Crashing rasa-x-event-service

Hello all,

I’m trying to deploy Rasa-X to our OpenShift cluster (v4.6).

I’m deploying using the Helm Template made available by Rasa. In the past we deployed version 1.6.3 of this Helm template with no problems.

Now I want to deploy the latest version (1.10.0 / appversion 0.39.1)

The first struggle was with the NGINX pod. I implemented a workaround for that: Nginx CrashLoopBackOff with 1.10.0 · Issue #191 · RasaHQ/rasa-x-helm · GitHub

Now i’m kept with a crashing event-service pod. I’m deploying to a new, empty namespace.

Ouput of the pod logs:

Unable to get database revision heads. DB revision(s) do not match migration scripts revision(s): DB revision: None Migration scripts revision: [‘6f9d9810a4e1’] Database revision does not match migrations’ latest, trying again in 4 seconds. Unable to get database revision heads. DB revision(s) do not match migration scripts revision(s): DB revision: None Migration scripts revision: [‘6f9d9810a4e1’] Database revision does not match migrations’ latest, trying again in 4 seconds. Unable to get database revision heads. DB revision(s) do not match migration scripts revision(s): DB revision: None Migration scripts revision: [‘6f9d9810a4e1’]

I’ve attached the provided Helm override file with this post. **overrides.txt (3.6 KB) **

Because this a ‘locked down’ OpenShift Cluster we import the images to an internal registry. So we point to the correct images and repo. We set some resource quota. And we set the passwords.
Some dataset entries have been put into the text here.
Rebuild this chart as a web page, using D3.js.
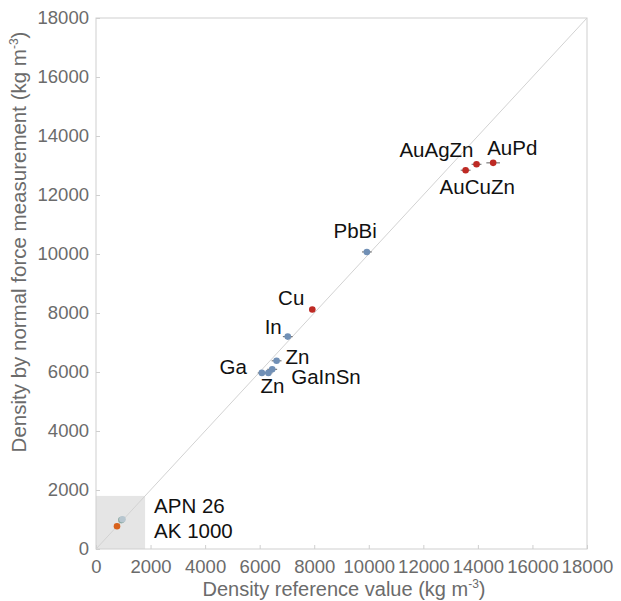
<!DOCTYPE html>
<html><head><meta charset="utf-8">
<script src="https://cdn.jsdelivr.net/npm/d3@7"></script>
<style>body{margin:0;background:#fff;} text{font-family:"Liberation Sans",Arial,sans-serif;}</style>
</head><body>
<svg id="c" width="621" height="601"></svg>
<script>
// ---- data ----
const samples = ["AuPd","AuAgZn","AuCuZn","PbBi","Cu","In","Zn","GaInSn","Zn","Ga","AK 1000","APN 26","APN 26b"];
const refDensity = [14560,13950,13550,9930,7930,7030,6620,6460,6320,6080,770,930,970];
const measuredDensity = [13090,13040,12840,10070,8120,7200,6380,6090,5970,5970,770,980,1010];
const refError = [250,180,180,180,0,180,180,180,150,150,0,0,0];
const sampleGroup = ["alloy","alloy","alloy","metal","alloy","metal","metal","metal","metal","metal","ak","apn","apn2"];
const xTicks = [0,2000,4000,6000,8000,10000,12000,14000,16000,18000];
const yTicks = [0,2000,4000,6000,8000,10000,12000,14000,16000,18000];
const lowRegionMax = 1800;
const lowRegionLabels = ["APN 26","AK 1000"];

// ---- styles / positions ----
const groupColor = {alloy:"#be2a24", metal:"#7190b6", ak:"#d8621c", apn:"#8aa8a2", apn2:"#b7c6cf"};
// label offsets (px) relative to point: [dx, dy(baseline), anchor]
const labelPos = [[-6,-8,"start"],[-3,-7,"end"],[-26,24,"start"],[10,-14,"end"],[-8,-4,"end"],
  [-6,-3,"end"],[9,3,"start"],[19,15,"start"],[-8,20,"start"],[-15,1,"end"],null,null,null];

const svg = d3.select("#c");
const x = d3.scaleLinear().domain([0,18000]).range([96,587]);
const y = d3.scaleLinear().domain([0,18000]).range([549,18]);
const grey = "#6b6b6b";

// shaded low region
svg.append("rect").attr("x",x(0)).attr("y",y(lowRegionMax))
  .attr("width",x(lowRegionMax)-x(0)).attr("height",y(0)-y(lowRegionMax)).attr("fill","#e5e5e5");

// frame
svg.append("rect").attr("x",x(0)).attr("y",y(18000)).attr("width",x(18000)-x(0)).attr("height",y(0)-y(18000))
  .attr("fill","none").attr("stroke","#cfcfcf").attr("stroke-width",1);

// axes
const xAxis = svg.append("g").attr("transform",`translate(0,${y(0)})`)
  .call(d3.axisBottom(x).tickValues(xTicks).tickFormat(d3.format("d")).tickSizeInner(-4).tickSizeOuter(0).tickPadding(11));
const yAxis = svg.append("g").attr("transform",`translate(${x(0)},0)`)
  .call(d3.axisLeft(y).tickValues(yTicks).tickFormat(d3.format("d")).tickSizeInner(-4).tickSizeOuter(0).tickPadding(7));
[xAxis,yAxis].forEach(a=>{
  a.select(".domain").remove();
  a.selectAll(".tick line").attr("stroke","#cfcfcf");
  a.selectAll(".tick text").attr("fill",grey).style("font-size","18.5px").style("font-family","'Liberation Sans',Arial,sans-serif");
});
xAxis.selectAll(".tick text").attr("dy","0.71em");

// diagonal
svg.append("line").attr("x1",x(0)).attr("y1",y(0)).attr("x2",x(18000)).attr("y2",y(18000))
  .attr("stroke","#d2d2d2").attr("stroke-width",1);

// error bars
const idx = d3.range(samples.length);
svg.append("g").selectAll("line").data(idx.filter(i=>refError[i]>0)).join("line")
  .attr("x1",i=>x(refDensity[i]-refError[i])).attr("x2",i=>x(refDensity[i]+refError[i]))
  .attr("y1",i=>y(measuredDensity[i])).attr("y2",i=>y(measuredDensity[i]))
  .attr("stroke","#7a7a7a").attr("stroke-width",1.2);

// points
svg.append("g").selectAll("circle").data(idx).join("circle")
  .attr("cx",i=>x(refDensity[i])).attr("cy",i=>y(measuredDensity[i])).attr("r",3.3)
  .attr("fill",i=>groupColor[sampleGroup[i]]);

// labels
svg.append("g").selectAll("text").data(idx.filter(i=>labelPos[i])).join("text")
  .attr("x",i=>x(refDensity[i])+labelPos[i][0]).attr("y",i=>y(measuredDensity[i])+labelPos[i][1])
  .attr("text-anchor",i=>labelPos[i][2]).attr("fill","#111").style("font-size","20.5px")
  .text(i=>samples[i]);

svg.append("g").selectAll("text").data(lowRegionLabels).join("text")
  .attr("x",x(lowRegionMax)+9).attr("y",(d,j)=>y(lowRegionMax)+17+j*25)
  .attr("fill","#111").style("font-size","20.5px").text(d=>d);

// axis titles
const xt = svg.append("text").attr("x",344).attr("y",596).attr("text-anchor","middle")
  .attr("fill",grey).style("font-size","20px");
xt.append("tspan").text("Density reference value (kg m");
xt.append("tspan").attr("dy",-8).style("font-size","12px").text("-3");
xt.append("tspan").attr("dy",8).text(")");

const yt = svg.append("text").attr("transform","translate(26,242) rotate(-90)").attr("text-anchor","middle")
  .attr("fill",grey).style("font-size","20.5px");
yt.append("tspan").text("Density by normal force measurement (kg m");
yt.append("tspan").attr("dy",-8).style("font-size","12px").text("-3");
yt.append("tspan").attr("dy",8).text(")");
</script>
</body></html>
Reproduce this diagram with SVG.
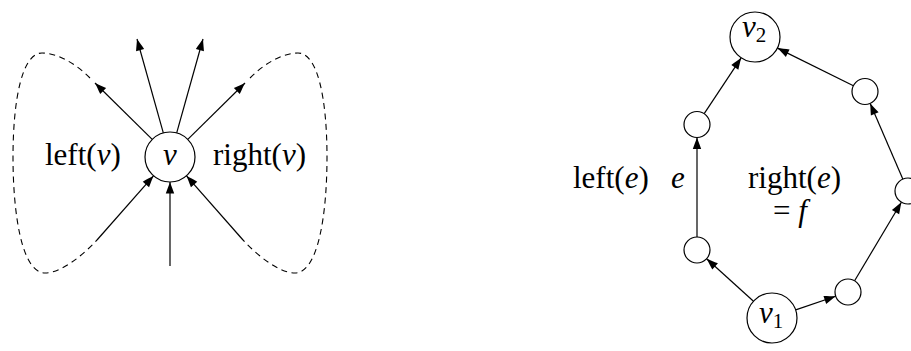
<svg xmlns="http://www.w3.org/2000/svg" width="911" height="351" viewBox="0 0 911 351">
<style>
.ln{stroke:#000;stroke-width:1.2;fill:none}
.ar{marker-end:url(#ah)}
.dash{stroke:#000;stroke-width:1.1;fill:none;stroke-dasharray:6 4.5}
.nd{fill:#fff;stroke:#000;stroke-width:1.2}
.tx{font-family:'Liberation Serif','DejaVu Serif',serif;font-size:31px;fill:#000}
.it{font-style:italic}
.sub{font-size:21px}
</style>
<defs>
<marker id="ah" markerUnits="userSpaceOnUse" markerWidth="14" markerHeight="10" viewBox="-12 -5 13 10" refX="0" refY="0" orient="auto">
<path d="M0,0 C-3.5,-1.2 -7.5,-2.8 -11.5,-4.2 L-11.5,4.2 C-7.5,2.8 -3.5,1.2 0,0 Z" fill="#000"/>
</marker>
</defs>
<g id="connectors">
<line class="ln ar" x1="152.2" y1="139.4" x2="95" y2="83"/>
<line class="ln ar" x1="163.3" y1="132.9" x2="137" y2="39"/>
<line class="ln ar" x1="176.7" y1="132.9" x2="203" y2="39"/>
<line class="ln ar" x1="187.8" y1="139.4" x2="245" y2="83"/>
<line class="ln ar" x1="97" y1="240" x2="153.5" y2="175.8"/>
<line class="ln ar" x1="170" y1="266" x2="170" y2="182"/>
<line class="ln ar" x1="243" y1="240" x2="186.5" y2="175.8"/>
<path class="dash" d="M90,78 C76,64 58,53 42,53 C22,53 13,100 13,157 C13,215 22,273 45,273 C61,273 82,256 97,240"/>
<path class="dash" d="M250,78 C264,64 282,53 298,53 C318,53 327,100 327,157 C327,215 318,273 295,273 C279,273 258,256 243,240"/>
<line class="ln ar" x1="753.5" y1="301.2" x2="706.6" y2="258.7"/>
<line class="ln ar" x1="697" y1="237" x2="697" y2="137.5"/>
<line class="ln ar" x1="704.2" y1="113.7" x2="741.2" y2="57.8"/>
<line class="ln ar" x1="795.7" y1="309.9" x2="835.7" y2="296.2"/>
<line class="ln ar" x1="854.6" y1="280.8" x2="901.4" y2="202.2"/>
<line class="ln ar" x1="902.8" y1="179.1" x2="870.2" y2="103.4"/>
<line class="ln ar" x1="853.4" y1="85.7" x2="777.4" y2="48.1"/>
</g>
<g id="v">
<circle class="nd" cx="170" cy="157" r="25"/>
<text class="tx it" x="170" y="165" text-anchor="middle">v</text>
</g>
<g id="left-v"><text class="tx" x="45" y="165">left(<tspan class="it">v</tspan>)</text></g>
<g id="right-v"><text class="tx" x="213" y="165">right(<tspan class="it">v</tspan>)</text></g>
<g id="v2">
<circle class="nd" cx="755" cy="37" r="25"/>
<text class="tx" x="742" y="37"><tspan class="it">v</tspan><tspan class="sub" dy="5">2</tspan></text>
</g>
<g id="v1">
<circle class="nd" cx="772" cy="318" r="25"/>
<text class="tx" x="759" y="323"><tspan class="it">v</tspan><tspan class="sub" dy="5">1</tspan></text>
</g>
<g id="a"><circle class="nd" cx="697" cy="250" r="13"/></g>
<g id="b"><circle class="nd" cx="697" cy="124.5" r="13"/></g>
<g id="c"><circle class="nd" cx="848" cy="292" r="13"/></g>
<g id="d"><circle class="nd" cx="908" cy="191" r="13"/></g>
<g id="e"><circle class="nd" cx="865" cy="91.5" r="13"/></g>
<g id="labels-e">
<text class="tx" x="573" y="188">left(<tspan class="it">e</tspan>)</text>
<text class="tx it" x="671" y="188">e</text>
<text class="tx" x="748" y="188">right(<tspan class="it">e</tspan>)</text>
<text class="tx" x="773" y="221">= <tspan class="it">f</tspan></text>
</g>
</svg>
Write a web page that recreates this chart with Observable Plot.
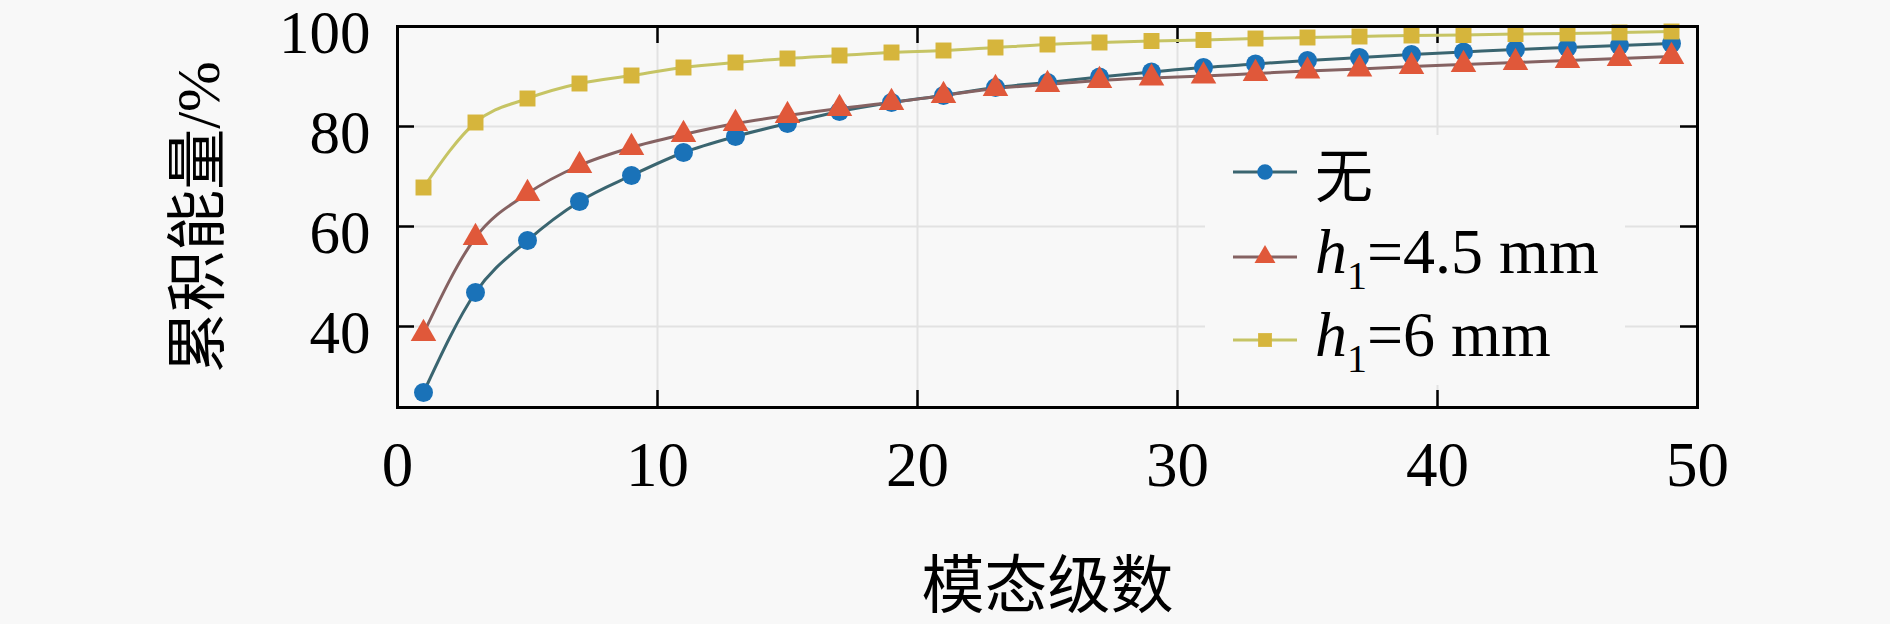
<!DOCTYPE html>
<html>
<head>
<meta charset="utf-8">
<script src="https://cdn.jsdelivr.net/npm/d3@7"></script>
<script src="https://cdn.jsdelivr.net/npm/@observablehq/plot@0.6"></script>
<style>
  html, body { margin: 0; padding: 0; background: #f8f8f8; }
  #wrap { position: relative; width: 1890px; height: 624px; background: #f8f8f8; overflow: hidden; }
  #legend { position: absolute; left: 1205px; top: 135px; width: 420px; height: 250px; background: #f8f8f8;
            font-family: "Liberation Serif", "Times New Roman", "Noto Sans CJK SC", serif; font-size: 64px; color: #000; }
  .item { position: absolute; left: 0; height: 80px; display: flex; align-items: center; white-space: nowrap; }
  .item svg { margin-left: 28px; margin-right: 18px; }
  .cjk { font-family: "Noto Sans CJK SC", sans-serif; font-size: 58px; }
  .sub { font-size: 40px; vertical-align: -16px; }
</style>
</head>
<body>
<div id="wrap"></div>
<script>
// ---- data ----
const modes = [1, 3, 5, 7, 9, 11, 13, 15, 17, 19, 21, 23, 25, 27, 29, 31, 33, 35, 37, 39, 41, 43, 45, 47, 49];
const seriesNone = [26.8, 46.8, 57.2, 65.0, 70.2, 74.8, 78.0, 80.6, 83.0, 84.8, 86.2, 87.8, 88.8, 89.9, 90.9, 91.8, 92.5, 93.2, 93.8, 94.4, 94.9, 95.4, 95.8, 96.2, 96.6];
const series45 = [38.6, 57.8, 66.6, 72.2, 75.8, 78.4, 80.6, 82.2, 83.6, 84.8, 86.2, 87.6, 88.4, 89.2, 89.7, 90.1, 90.6, 91.1, 91.5, 92.0, 92.4, 92.8, 93.2, 93.6, 94.0];
const series6 = [67.8, 80.8, 85.6, 88.6, 90.2, 91.8, 92.8, 93.6, 94.2, 94.8, 95.2, 95.8, 96.4, 96.8, 97.1, 97.3, 97.6, 97.8, 98.0, 98.2, 98.3, 98.5, 98.6, 98.8, 99.0];
const xTicks = [0, 10, 20, 30, 40, 50];
const yTicks = [40, 60, 80, 100];
const seriesNames = ["无", "h1=4.5 mm", "h1=6 mm"];
const xLabel = "模态级数";
const yLabel = "累积能量/%";

// ---- style ----
const markerColors = ["#1a72b8", "#e0583a", "#d6b53c"];
const lineColors = ["#3a6570", "#856262", "#c6c464"];
const symbols = ["circle", "triangle", "square"];
const seriesValues = [seriesNone, series45, series6];

const W = 1890, H = 624;
const mL = 397, mR = 193, mT = 26, mB = 217;
const plotW = W - mL - mR, plotH = H - mT - mB;
const tickLen = 17;

const marks = [
  Plot.gridX(xTicks, {stroke: "#e2e2e2", strokeOpacity: 1, strokeWidth: 2}),
  Plot.gridY(yTicks, {stroke: "#e2e2e2", strokeOpacity: 1, strokeWidth: 2}),
  Plot.axisX(xTicks, {tickSize: 0, tickPadding: 34, fontSize: 63, label: xLabel, labelAnchor: "center", labelOffset: 199, labelArrow: "none"}),
  Plot.axisY(yTicks, {tickSize: 0, tickPadding: 27, fontSize: 61, dy: 7, label: yLabel, labelAnchor: "center", labelOffset: 222, labelArrow: "none"}),
  Plot.ruleX(xTicks, {insetTop: plotH - tickLen, stroke: "#000", strokeWidth: 2.5}),
  Plot.ruleX(xTicks, {insetBottom: plotH - tickLen, stroke: "#000", strokeWidth: 2.5}),
  Plot.ruleY(yTicks, {insetRight: plotW - tickLen, stroke: "#000", strokeWidth: 2.5}),
  Plot.ruleY(yTicks, {insetLeft: plotW - tickLen, stroke: "#000", strokeWidth: 2.5})
];
seriesValues.forEach((vals, i) => {
  marks.push(Plot.line(modes, {x: modes, y: vals, curve: "monotone-x", stroke: lineColors[i], strokeWidth: 3}));
});
seriesValues.forEach((vals, i) => {
  marks.push(Plot.dot(modes, {x: modes, y: vals, symbol: symbols[i], r: i === 2 ? 9 : 9.5, fill: markerColors[i], stroke: "none"}));
});
marks.push(Plot.frame({stroke: "#000", strokeWidth: 3}));

const chart = Plot.plot({
  width: W, height: H,
  marginLeft: mL, marginRight: mR, marginTop: mT, marginBottom: mB,
  style: {background: "transparent", fontFamily: "'Liberation Serif','Times New Roman','Noto Sans CJK SC',serif", color: "#000", overflow: "visible"},
  x: {domain: [0, 50]},
  y: {domain: [23.8, 100]},
  marks
});
const wrap = document.getElementById("wrap");
wrap.appendChild(chart);

// ---- legend (HTML overlay) ----
const legend = document.createElement("div");
legend.id = "legend";
const centers = [37, 122, 205];
seriesNames.forEach((name, i) => {
  const item = document.createElement("div");
  item.className = "item";
  item.style.top = (centers[i] - 40) + "px";
  const ns = "http://www.w3.org/2000/svg";
  const svg = document.createElementNS(ns, "svg");
  svg.setAttribute("width", 64); svg.setAttribute("height", 26);
  const ln = document.createElementNS(ns, "line");
  ln.setAttribute("x1", 0); ln.setAttribute("x2", 64); ln.setAttribute("y1", 13); ln.setAttribute("y2", 13);
  ln.setAttribute("stroke", lineColors[i]); ln.setAttribute("stroke-width", 3);
  svg.appendChild(ln);
  const sym = document.createElementNS(ns, "path");
  sym.setAttribute("d", d3.symbol(i === 0 ? d3.symbolCircle : i === 1 ? d3.symbolTriangle : d3.symbolSquare, 190)());
  sym.setAttribute("transform", "translate(32,13)");
  sym.setAttribute("fill", markerColors[i]);
  svg.appendChild(sym);
  item.appendChild(svg);
  const label = document.createElement("span");
  if (i === 0) {
    label.className = "cjk";
    label.textContent = name;
  } else {
    const rest = name.slice(2);
    label.innerHTML = '<i>h</i><span class="sub">1</span>' + rest;
  }
  item.appendChild(label);
  legend.appendChild(item);
});
wrap.appendChild(legend);
</script>
</body>
</html>
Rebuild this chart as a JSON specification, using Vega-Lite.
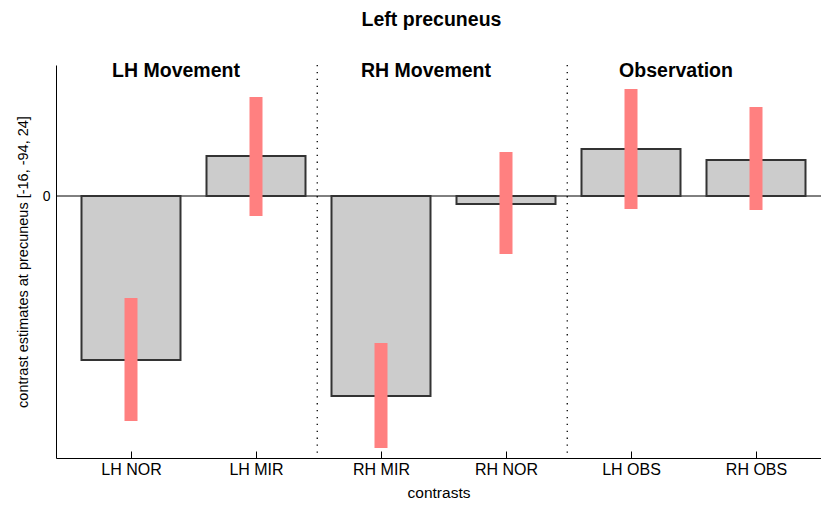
{
  "$schema": "https://vega.github.io/schema/vega-lite/v6.json",
  "autosize": "none",
  "padding": {"left": 56, "top": 65, "right": 0, "bottom": 49},
  "width": 765,
  "height": 393,
  "background": "white",
  "config": {
    "font": "Liberation Sans",
    "view": {"stroke": null}
  },
  "title": {
    "text": "Left precuneus",
    "font": "Liberation Sans",
    "fontSize": 19.5,
    "fontWeight": "bold",
    "color": "black",
    "anchor": "middle",
    "frame": "group",
    "baseline": "alphabetic",
    "offset": 16,
    "dx": -7
  },
  "datasets": {
    "bars": [
      {"contrast": "LH NOR", "pos": 1, "estimate": -3.28, "lo": -4.5, "hi": -2.04},
      {"contrast": "LH MIR", "pos": 2, "estimate": 0.8, "lo": -0.4, "hi": 1.98},
      {"contrast": "RH MIR", "pos": 3, "estimate": -4.0, "lo": -5.04, "hi": -2.94},
      {"contrast": "RH NOR", "pos": 4, "estimate": -0.16, "lo": -1.16, "hi": 0.88},
      {"contrast": "LH OBS", "pos": 5, "estimate": 0.94, "lo": -0.26, "hi": 2.14},
      {"contrast": "RH OBS", "pos": 6, "estimate": 0.72, "lo": -0.28, "hi": 1.78}
    ],
    "groups": [
      {"group": "LH Movement", "pos": 1.36, "level": 2.38},
      {"group": "RH Movement", "pos": 3.36, "level": 2.38},
      {"group": "Observation", "pos": 5.36, "level": 2.38}
    ],
    "separators": [
      {"pos": 2.49},
      {"pos": 4.49}
    ],
    "zero": [{"level": 0}]
  },
  "layer": [
    {
      "data": {"name": "zero"},
      "mark": {"type": "rule", "color": "black", "strokeWidth": 1},
      "encoding": {
        "y": {"field": "level", "type": "quantitative", "scale": {"domain": [-5.24, 2.62], "nice": false, "zero": false, "padding": 0}}
      }
    },
    {
      "data": {"name": "separators"},
      "mark": {"type": "rule", "color": "black", "strokeWidth": 1.3, "strokeDash": [1.3, 5.6]},
      "encoding": {
        "x": {"field": "pos", "type": "quantitative", "scale": {"domain": [0.4, 6.52], "nice": false, "zero": false, "padding": 0}}
      }
    },
    {
      "data": {"name": "bars"},
      "mark": {"type": "bar", "width": 99, "fill": "#CCCCCC", "stroke": "#333333", "strokeWidth": 2},
      "encoding": {
        "x": {
          "field": "pos", "type": "quantitative",
          "scale": {"domain": [0.4, 6.52], "nice": false, "zero": false, "padding": 0},
          "axis": {
            "values": [1, 2, 3, 4, 5, 6],
            "labelExpr": "['','LH NOR','LH MIR','RH MIR','RH NOR','LH OBS','RH OBS'][datum.value]",
            "title": "contrasts",
            "titleFont": "Liberation Sans",
            "titleFontSize": 15.5,
            "titleFontWeight": "normal",
            "titleColor": "black",
            "titlePadding": 8,
            "labelFont": "Liberation Sans",
            "labelFontSize": 16,
            "labelColor": "black",
            "labelPadding": 10,
            "tickSize": -7,
            "tickColor": "black",
            "domainColor": "black",
            "grid": false
          }
        },
        "y": {
          "field": "estimate", "type": "quantitative",
          "scale": {"domain": [-5.24, 2.62], "nice": false, "zero": false, "padding": 0},
          "axis": {
            "values": [0],
            "title": "contrast estimates at precuneus [-16, -94, 24]",
            "titleFont": "Liberation Sans",
            "titleFontSize": 14.5,
            "titleFontWeight": "normal",
            "titleColor": "black",
            "titlePadding": 12,
            "labelFont": "Liberation Sans",
            "labelFontSize": 14,
            "labelColor": "black",
            "labelPadding": 6,
            "ticks": false,
            "domainColor": "black",
            "grid": false
          }
        },
        "y2": {"datum": 0}
      }
    },
    {
      "data": {"name": "bars"},
      "mark": {"type": "rule", "color": "#FF8080", "strokeWidth": 13},
      "encoding": {
        "x": {"field": "pos", "type": "quantitative"},
        "y": {"field": "lo", "type": "quantitative"},
        "y2": {"field": "hi"}
      }
    },
    {
      "data": {"name": "groups"},
      "mark": {"type": "text", "font": "Liberation Sans", "fontSize": 19.5, "fontWeight": "bold", "color": "black", "align": "center", "baseline": "alphabetic"},
      "encoding": {
        "x": {"field": "pos", "type": "quantitative"},
        "y": {"field": "level", "type": "quantitative"},
        "text": {"field": "group"}
      }
    }
  ]
}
Hmm i’m noticing that the subcharts postgresql, rabbitmq & redis are not resulting in extra pods…

When i look at our old (1.6) deployment i’ve got: app, duckling, event-service, nginx, postgresql, rabbit, rasa-production, rasa-worker, rasa-x and redis

In this new deploy (1.10) ive only got: app, db-migration, duckling, event-service, nginx, rasa-production, rasa-worker & rasa-x…

OK, due secruitycontext issues (OpenShift) redis/rabbit and postgresql werent deployed. After disabling the securityContext I was able to depploy succefullly.

Now some new issues:

Rabbit pod:

Readiness probe failed: Error: this command requires the 'rabbit' app to be running on the target node. Start it with 'rabbitmqctl start_app'. Arguments given: node_health_check e[1mUsagee[0m rabbitmqctl [--node <node>] [--longnames] [--quiet] node_health_check [--timeout <timeout>] Error: this command requires the 'rabbit' app to be running on the target node. Start it with 'rabbitmqctl start_app'. Arguments given: status e[1mUsagee[0m rabbitmqctl [--node <node>] [--longnames] [--quiet] status [--unit <unit>] [--timeout <timeout>]

Event service pod:

Liveness probe failed: Get "http://10.131.7.243:5673/health": dial tcp 10.131.7.243:5673: connect: connection refused

Hi,

I am also working with OpenShift 4.6.

I have spent quite a lot of time working around issues in the chart having to do with OpenShift but have, I think, a mostly functioning system now.

I opened an issue related to my experience. I outlined all of my settings, etc. I had trouble disabling securityContext and ended up installing the upstream charts for PG, Redis and RabbitMQ.

As I just came across the same issue, I wanted to mention that the final error you noted with regard to the event service may be simply because the initialProbeDelay for the readiness probes is too short.

Let me know if you’ve got your system working and if you have any additional insights regarding running on OpenShift.